Thursday, June 26, 2008

Finally

All the people in the house say "whoa", "yeah, yeah!" LOL. Finally I'm back. I've chased the blues away. (By the way, sunsetrose, that song Blue+blue, heartache+heartache reminds me of that canteen man, I think I've told you before and thanks to you the song is in my head now)

What's there to update? Lil' dahling is fine. Still won't drink her milk. She used to drink like 3 times a day but now it's gone down to 2. My husband is busy as usual with work. My boss left already. No promotion yet. Then I've been blue. And I've been busy with work. The week after my boss left, everyone in my department was like in a dazed. Lost..But when the reality sinks in slowly I've begin to accept that she is gone. I'm fine now, don't worry. But I'm still sad my promotion is non existence. Waaa

Yesterday, I felt much better after the confrontation with my two dearest friends. I just felt so sensitive nowadays. I felt neglected and felt like our conversations were getting less and less. But I'm glad we've already cleared things up. Looking forward to see you this weekend my dear.

The other person that I've confronted is my colleague. We have grown from just colleagues to being very close friends and this friendship means a lot to me also. She is a very helpful and thoughtful person. Just today she brought me to a car workshop to repair my car. She even cancelled her breakfast appointment with her friend. I confronted her because I felt hurt by her words. But I've already cleared that up also with her and today everything is back to normal again. (Don't worry I still "sayang" you les)

It's good to get things off your chest. Feels so much lighter. Maybe we should not take life too seriously but of course it's not easy not be serious with our life especially with a family now.

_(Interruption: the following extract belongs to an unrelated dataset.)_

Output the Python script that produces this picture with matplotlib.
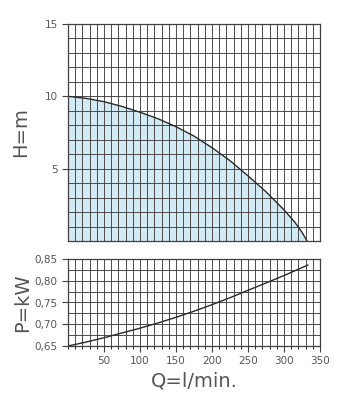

I'm not working tomorrow because my best friend's coming! Enjoy the weekend everyone and thanks for dropping by. Sorry for the absence.

Amazing grace how sweet the sound
That saved a wretch like me
I once was lost but now am found
Was blind but now I see

Tuesday, June 3, 2008

Rude awakening

Previously I wanted to blog about my weekend in Sunway Lagoon (24 May 2008) but it seemed so long ago already. Anyway, just so you know, of course it was a fun day. My family came up from Malacca and I brought them to Sunway Lagoon. It's my nephews' first time there moreover I had 5 free adult tickets. So what the heck. Just go and splash some water! The children enjoyed themselves although my younger nephew embarrassed us. He cried when my sister wanted to take him on one ride. What a baby. Eliza braved the water without her float in the children's pool. So that's an improvement. Didn't take a lot of pictures though. It's troublesome to run to and fro when the camera is with my mom and she's not sitting near the pool. My camera is not water proof either. And finally, I went there thinking I will not go on any slides or rides but I ended up doing it. Thanks to my sis who wanted accompaniment. It's ok la..once in a while..some adrenaline rush should be good for the soul. LOL.

This has been a week of rude awakening. Last night, for the 2nd time, we were awoken by Eliza's screaming cries. It was really loud. I jumped from my bed and since I was still blur I didn't check the time at once but went straight to the kitchen to prepare her milk. Then only I realized it was not time for her feed yet. So I went back to her but it was too late. She was already throwing a tantrum at me. I coaxed her and gave her her pacifier but she pushed me away. I offerred to carry her and she turned away and kicked her legs vigorously. Nothing could calm her down. I tried to carry her but it was really difficult. I don't have the strength since she was resisting me. My husband had to carry her with force. She was rocking her body and kicking her legs. What a temper. She didn't want her father to carry her but she wanted me. So I carried her but her cries didn't stop. It seems like nothing can stop her cries. I don't know what was wrong. We can only think that she might have a nightmare. Tried giving her her pacifier, she cried even louder. Tried feeding her and she cried even louder too. Paced the floor and still she's crying. She stopped when she was tired and then continue again. Really hard to handle this little missy. Finally I told her let's lie down together. My arms still hugging her and her head lying down on my arm. Suddenly she started talking while pointing her fingers to the ceiling. Telling me grandmother stories. Suddenly she's all hunky dory again. Since I didn't want to waste the milk, I might as well feed her and she finished it. I put her down in her bed and finally return to my dreamland again.

I've been feeling down also lately. It might be pms also but my boss is leaving for greener pastures. We are all going to miss her. After all she's a good boss despite some flaws. Nobody's perfect. We don't know who is going to take over. Some names were already mentioned which doesn't seem appealing to us. It's like we're left in the lurch. What will our future be? My long awaited promotion also seems even further away. It's not that I'm boasting about my capabilities but I think I deserve a promotion after my long serving here in this company. It's not all about the promotion but rather my salary has reached a dead end. Am I going to stick with this salary until I retire? I really do hope not.

Hope you guys have a good week ahead. I'm knocking off from work now. Going home to my lil' dahling and resume my mother duties. Adios.